Unicode addresses in email, such as مثال@مثال.السعودية, can be written using either Punycode or UTF8. (Or, if you're feeling inventive, in another manner you invent.) Which is best?
UTF8 looks like this: From: Arabic Example <مثال@مثال.السعودية>
, punycode might look like this (if it were legal, see below): From: Arabic Example <xn--mgbh0fb@xn--mgbh0fb.xn--mgberp4a5d4ar>
The answer follows from two of the design goals for the unicode email extensions:
- Allow UTF8 everywhere
- Extend email, don't restrict it
RFC 821 and its successors do not contain any rules such as you MUST NOT put the letter n next to an x
, so Punycode is allowed. EAI allows Punycode by virtue of not forbidding what was previously allowed. But the right way is to use UTF8 everywhere. Use UTF8 in the subject field, in the body text, in the address… everywhere! That's allowed, it's a design goal, and it's better than Punycode for four reasons.
First, it's simpler than using Punycode in addresses, 2047 encoding in the subject text and qp/b64 encoding in the body text.

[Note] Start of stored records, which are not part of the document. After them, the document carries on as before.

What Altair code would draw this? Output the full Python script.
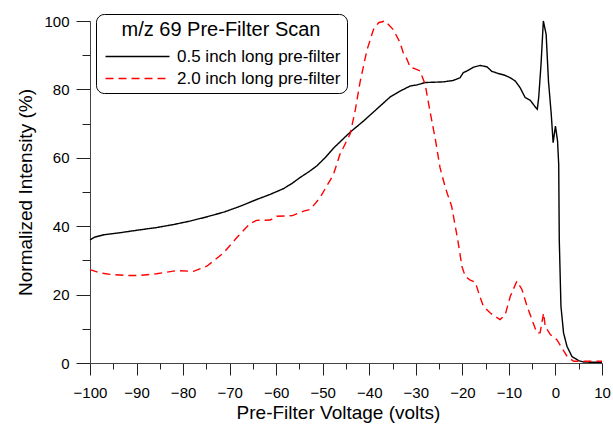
import altair as alt
import pandas as pd

# Series 1: 0.5 inch long pre-filter (black solid)
v_short = [-100, -99, -97, -93, -89.5, -85.7, -82, -78.5, -75, -71.3, -68, -64.2, -61.3,
           -58.4, -56.5, -54.9, -53, -51.3, -49.5, -47.7, -44.1, -41.2, -37.7, -35.5, -33.4,
           -31.2, -29.8, -28, -26.2, -24.1, -22, -20.5, -19.8, -19, -17.6, -16.2, -14.7,
           -13.7, -12.2, -11, -9.7, -8.6, -7.6, -6.5, -5.4, -4.3, -3.9, -3.6, -3.1, -2.6,
           -2.0, -1.5, -0.9, -0.5, 0, 0.45, 0.7, 0.82, 1.18, 1.74, 2.47, 3.54, 4.97, 6, 8, 10]
i_short = [36.0, 36.8, 37.5, 38.2, 38.9, 39.6, 40.5, 41.5, 42.7, 44.1, 45.7, 47.8, 49.3,
           51.0, 52.6, 54.2, 55.9, 57.6, 60.0, 62.8, 67.5, 70.8, 75.1, 77.8, 79.5,
           81.0, 81.3, 82.0, 82.1, 82.2, 82.6, 83.4, 84.9, 85.4, 86.5, 87.0, 86.6,
           85.3, 84.6, 84.2, 83.4, 82.4, 80.5, 77.6, 76.8, 74.8, 74.2, 77.6, 87.3, 100,
           96.1, 82.4, 72.7, 64.4, 69.3, 64.9, 58, 36.1, 16.6, 8.8, 4.9, 1.9, 0.7, 0.3, 0.2, 0.2]

# Series 2: 2.0 inch long pre-filter (red dashed)
v_long = [-100, -98, -95.7, -92, -89.3, -85.7, -81.4, -77.8, -74.9, -71.3, -68.5, -65.6,
          -64.2, -61.3, -59.9, -56.5, -54.1, -52.7, -50.6, -47.7, -46.3, -44.1, -43, -42,
          -40.5, -39.1, -38, -36.6, -34.8, -33.4, -32.7, -31.9, -31.2, -30.5, -29.1, -28,
          -26.9, -25.8, -24.8, -23.6, -22.3, -21, -20.1, -19.4, -18.3, -17.2, -16.5, -15.5,
          -14, -11.9, -10.8, -9.7, -8.3, -7.2, -6.1, -5.05, -4.0, -3.3, -2.55, -2.2, -1.1,
          0.3, 1.4, 2.5, 3.9, 5, 7, 10]
i_long = [27.3, 26.4, 25.9, 25.6, 25.6, 26.1, 27.0, 26.8, 28.3, 32.2, 36.6, 40.8,
          41.7, 41.8, 42.9, 43.1, 44.4, 44.9, 48.3, 55.1, 61.0, 67.0, 74.0, 82.0,
          91.5, 97.5, 99.5, 100, 97.4, 93.7, 90.7, 88.8, 86.4, 86.2, 85.4, 81.5,
          73.2, 65.4, 57.1, 51.0, 45.8, 36.1, 28.3, 25.4, 24.2, 23.6, 20.5, 16.6,
          14.6, 12.7, 14.1, 19.5, 23.9, 21.5, 16.6, 12.7, 8.8, 8.8, 14.6, 10.7, 8.3,
          6.8, 4.4, 1.9, 0.5, 0.5, 0.5, 0.5]

series_names = ["0.5 inch long pre-filter", "2.0 inch long pre-filter"]
x_major = list(range(-100, 11, 10))
x_minor = list(range(-95, 10, 10))
y_major = list(range(0, 101, 20))
y_minor = list(range(10, 100, 20))

rows = []
for k, (v, i) in enumerate(zip(v_short, i_short)):
    rows.append({"v": v, "i": i, "s": series_names[0], "o": k})
for k, (v, i) in enumerate(zip(v_long, i_long)):
    rows.append({"v": v, "i": i, "s": series_names[1], "o": k})
df = pd.DataFrame(rows)

FONT = "Liberation Sans"
xs = alt.Scale(domain=[-100, 10], nice=False, zero=False)
ys = alt.Scale(domain=[0, 100], nice=False)

lines = alt.Chart(df).mark_line(strokeWidth=1.4).encode(
    x=alt.X("v:Q", scale=xs, axis=alt.Axis(
        orient="bottom", values=x_major, tickSize=12, labelFontSize=15, labelPadding=10,
        title="Pre-Filter Voltage (volts)", titleFontSize=19, titleX=248, titleY=55,
        titleBaseline="alphabetic", titleAlign="center",
        titleFontWeight="normal", grid=False, labelFlush=False)),
    y=alt.Y("i:Q", scale=ys, axis=alt.Axis(
        orient="left", values=y_major, tickSize=14, labelFontSize=15, labelPadding=7,
        title="Normalized Intensity (%)", titleFontSize=19, titleX=-59, titleY=171,
        titleAngle=270, titleBaseline="alphabetic", titleAlign="center",
        titleFontWeight="normal", grid=False)),
    color=alt.Color("s:N", scale=alt.Scale(domain=series_names, range=["#000000", "#ff0000"]),
                    legend=alt.Legend(title="m/z 69 Pre-Filter Scan")),
    strokeDash=alt.StrokeDash("s:N", scale=alt.Scale(domain=series_names, range=[[1, 0], [8, 5]]),
                              legend=alt.Legend(title="m/z 69 Pre-Filter Scan")),
    order="o:Q",
)

minor = alt.Chart(df).mark_point(opacity=0).encode(
    x=alt.X("v:Q", scale=xs, axis=alt.Axis(
        orient="bottom", values=x_minor, tickSize=6, labels=False, domain=False,
        title=None, grid=False)),
    y=alt.Y("i:Q", scale=ys, axis=alt.Axis(
        orient="left", values=y_minor, tickSize=8, labels=False, domain=False,
        title=None, grid=False)),
)

chart = alt.layer(lines, minor).resolve_axis(x="independent", y="independent").properties(
    width=512, height=342,
    autosize=alt.AutoSizeParams(type="none"),
    padding={"left": 90, "top": 21, "right": 11, "bottom": 61},
).configure(font=FONT).configure_view(stroke=None).configure_axis(
    domainColor="#444444", tickColor="#222222", labelColor="#000000", titleColor="#000000",
    labelFont=FONT, titleFont=FONT,
).configure_legend(
    orient="none", legendX=6, legendY=-7, padding=6, strokeColor="#000000",
    fillColor="#ffffff", cornerRadius=8, titleFontSize=20, titleFontWeight="normal",
    titleAnchor="middle", titleColor="#000000", labelColor="#000000", labelFontSize=17,
    symbolType="M-1,0H11.8", symbolSize=100, symbolStrokeWidth=1.4, labelOffset=58,
    titleFont=FONT, labelFont=FONT, rowPadding=4, titlePadding=8,
    labelLimit=400, titleLimit=400,
)

chart.save("out.html", embed_options={"renderer": "svg", "actions": False})
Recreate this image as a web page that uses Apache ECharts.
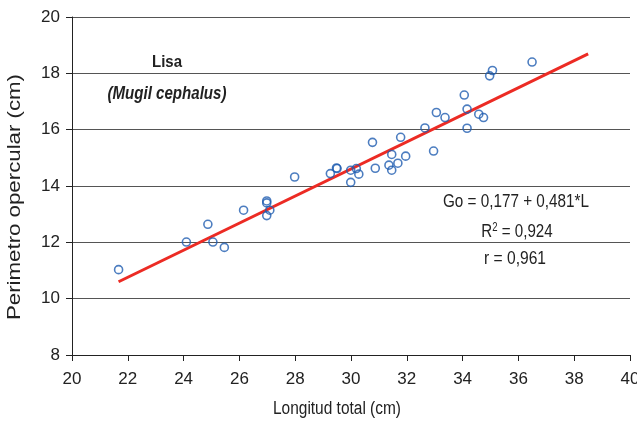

Second, it's very, very readable. A surprising amount of legacy software does the right thing if you send it UTF8, and that goes for humans who read email source too.
Third, Punycode's interpretation is only specified for domains, and if rumour is to be believed, people are using two incompatible encodings for the localpart. (In the example above, the second and third instances of xn-- are specified, but the first is not.) You're permitted to send a punycoded localpart to anyone, but the recipient is not required to interpret it in the way you intend and most do not.
Again, nothing in the standards requires the receiving software to understand what you mean with <xn--mgbh0fb@… The punycode example above will only work by luck.
Fourth, sending Punycode habituates users to accept random hex blobs in addresses. A phisher's dream.
So use UTF8 everywhere in the message. Mapping to Punycode is necessary when doing the MX lookup in order to transmit the message, but only then.